Repeat the data below exactly, dropping any pictures it holds.

————

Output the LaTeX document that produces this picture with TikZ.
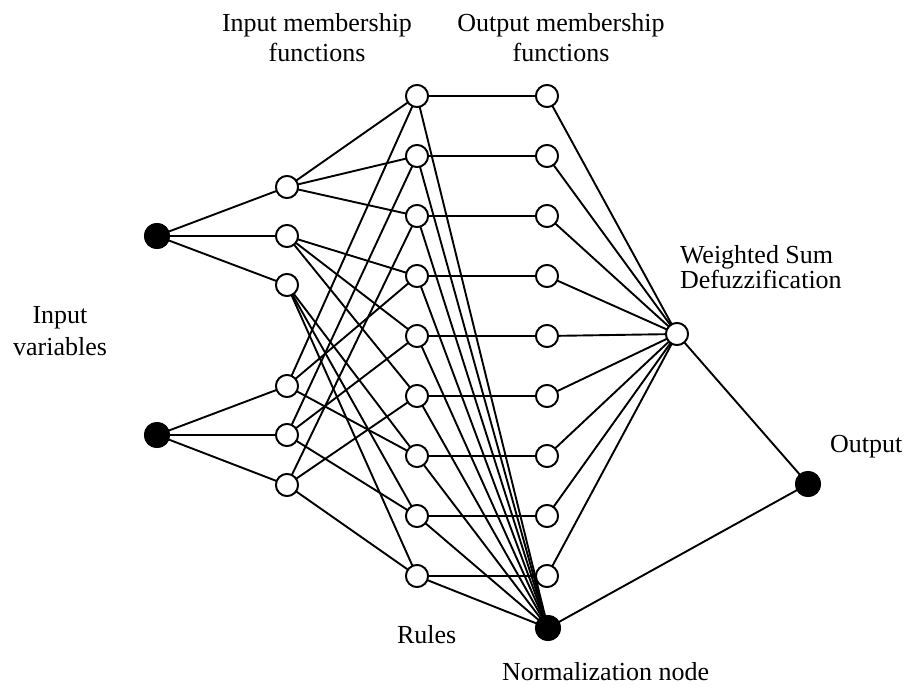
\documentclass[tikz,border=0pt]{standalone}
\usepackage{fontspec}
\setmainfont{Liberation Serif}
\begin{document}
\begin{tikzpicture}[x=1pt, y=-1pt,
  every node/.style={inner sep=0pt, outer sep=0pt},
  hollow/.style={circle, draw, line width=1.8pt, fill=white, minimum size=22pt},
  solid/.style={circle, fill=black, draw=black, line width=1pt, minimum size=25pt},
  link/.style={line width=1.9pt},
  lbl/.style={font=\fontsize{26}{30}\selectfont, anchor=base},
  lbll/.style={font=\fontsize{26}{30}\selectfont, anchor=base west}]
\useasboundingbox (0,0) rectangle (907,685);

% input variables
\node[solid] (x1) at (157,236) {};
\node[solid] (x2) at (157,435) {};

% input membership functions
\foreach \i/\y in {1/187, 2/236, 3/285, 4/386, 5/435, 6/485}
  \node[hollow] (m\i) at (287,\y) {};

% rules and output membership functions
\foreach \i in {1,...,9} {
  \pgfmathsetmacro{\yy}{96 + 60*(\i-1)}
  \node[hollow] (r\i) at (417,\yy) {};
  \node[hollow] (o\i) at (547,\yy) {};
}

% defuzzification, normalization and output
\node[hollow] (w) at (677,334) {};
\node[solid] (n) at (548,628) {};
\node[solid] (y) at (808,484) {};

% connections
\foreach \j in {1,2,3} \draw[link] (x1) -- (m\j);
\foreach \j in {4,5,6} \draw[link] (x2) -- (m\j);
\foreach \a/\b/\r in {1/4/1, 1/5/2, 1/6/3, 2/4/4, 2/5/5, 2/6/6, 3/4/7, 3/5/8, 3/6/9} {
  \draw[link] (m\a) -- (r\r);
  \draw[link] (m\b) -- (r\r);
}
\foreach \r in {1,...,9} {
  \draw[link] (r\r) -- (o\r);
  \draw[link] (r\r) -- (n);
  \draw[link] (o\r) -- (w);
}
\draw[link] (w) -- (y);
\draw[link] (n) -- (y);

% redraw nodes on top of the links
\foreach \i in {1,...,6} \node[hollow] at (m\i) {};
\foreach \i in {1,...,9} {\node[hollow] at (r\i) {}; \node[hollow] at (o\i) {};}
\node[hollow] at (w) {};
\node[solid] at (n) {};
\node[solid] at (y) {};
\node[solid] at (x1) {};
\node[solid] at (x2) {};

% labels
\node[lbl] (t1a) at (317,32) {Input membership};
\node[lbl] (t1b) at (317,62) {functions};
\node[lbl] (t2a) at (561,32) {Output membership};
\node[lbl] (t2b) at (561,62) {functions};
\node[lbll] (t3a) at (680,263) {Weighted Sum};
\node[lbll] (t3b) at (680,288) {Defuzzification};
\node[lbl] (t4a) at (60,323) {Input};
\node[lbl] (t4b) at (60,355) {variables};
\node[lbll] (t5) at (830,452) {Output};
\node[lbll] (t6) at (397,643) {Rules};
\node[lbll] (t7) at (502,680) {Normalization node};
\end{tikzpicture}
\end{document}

————

*Expected answer*.
Output the LaTeX document that produces this picture with TikZ.
\documentclass[tikz,border=0pt]{standalone}
\usepackage{fontspec}
\setmainfont{Liberation Serif}
\begin{document}
\begin{tikzpicture}[x=1pt, y=-1pt,
  every node/.style={inner sep=0pt, outer sep=0pt},
  hollow/.style={circle, draw, line width=1.8pt, fill=white, minimum size=22pt},
  solid/.style={circle, fill=black, draw=black, line width=1pt, minimum size=25pt},
  link/.style={line width=1.9pt},
  lbl/.style={font=\fontsize{26}{30}\selectfont, anchor=base},
  lbll/.style={font=\fontsize{26}{30}\selectfont, anchor=base west}]
\useasboundingbox (0,0) rectangle (907,685);

% input variables
\node[solid] (x1) at (157,236) {};
\node[solid] (x2) at (157,435) {};

% input membership functions
\foreach \i/\y in {1/187, 2/236, 3/285, 4/386, 5/435, 6/485}
  \node[hollow] (m\i) at (287,\y) {};

% rules and output membership functions
\foreach \i in {1,...,9} {
  \pgfmathsetmacro{\yy}{96 + 60*(\i-1)}
  \node[hollow] (r\i) at (417,\yy) {};
  \node[hollow] (o\i) at (547,\yy) {};
}

% defuzzification, normalization and output
\node[hollow] (w) at (677,334) {};
\node[solid] (n) at (548,628) {};
\node[solid] (y) at (808,484) {};

% connections
\foreach \j in {1,2,3} \draw[link] (x1) -- (m\j);
\foreach \j in {4,5,6} \draw[link] (x2) -- (m\j);
\foreach \a/\b/\r in {1/4/1, 1/5/2, 1/6/3, 2/4/4, 2/5/5, 2/6/6, 3/4/7, 3/5/8, 3/6/9} {
  \draw[link] (m\a) -- (r\r);
  \draw[link] (m\b) -- (r\r);
}
\foreach \r in {1,...,9} {
  \draw[link] (r\r) -- (o\r);
  \draw[link] (r\r) -- (n);
  \draw[link] (o\r) -- (w);
}
\draw[link] (w) -- (y);
\draw[link] (n) -- (y);

% redraw nodes on top of the links
\foreach \i in {1,...,6} \node[hollow] at (m\i) {};
\foreach \i in {1,...,9} {\node[hollow] at (r\i) {}; \node[hollow] at (o\i) {};}
\node[hollow] at (w) {};
\node[solid] at (n) {};
\node[solid] at (y) {};
\node[solid] at (x1) {};
\node[solid] at (x2) {};

% labels
\node[lbl] (t1a) at (317,32) {Input membership};
\node[lbl] (t1b) at (317,62) {functions};
\node[lbl] (t2a) at (561,32) {Output membership};
\node[lbl] (t2b) at (561,62) {functions};
\node[lbll] (t3a) at (680,263) {Weighted Sum};
\node[lbll] (t3b) at (680,288) {Defuzzification};
\node[lbl] (t4a) at (60,323) {Input};
\node[lbl] (t4b) at (60,355) {variables};
\node[lbll] (t5) at (830,452) {Output};
\node[lbll] (t6) at (397,643) {Rules};
\node[lbll] (t7) at (502,680) {Normalization node};
\end{tikzpicture}
\end{document}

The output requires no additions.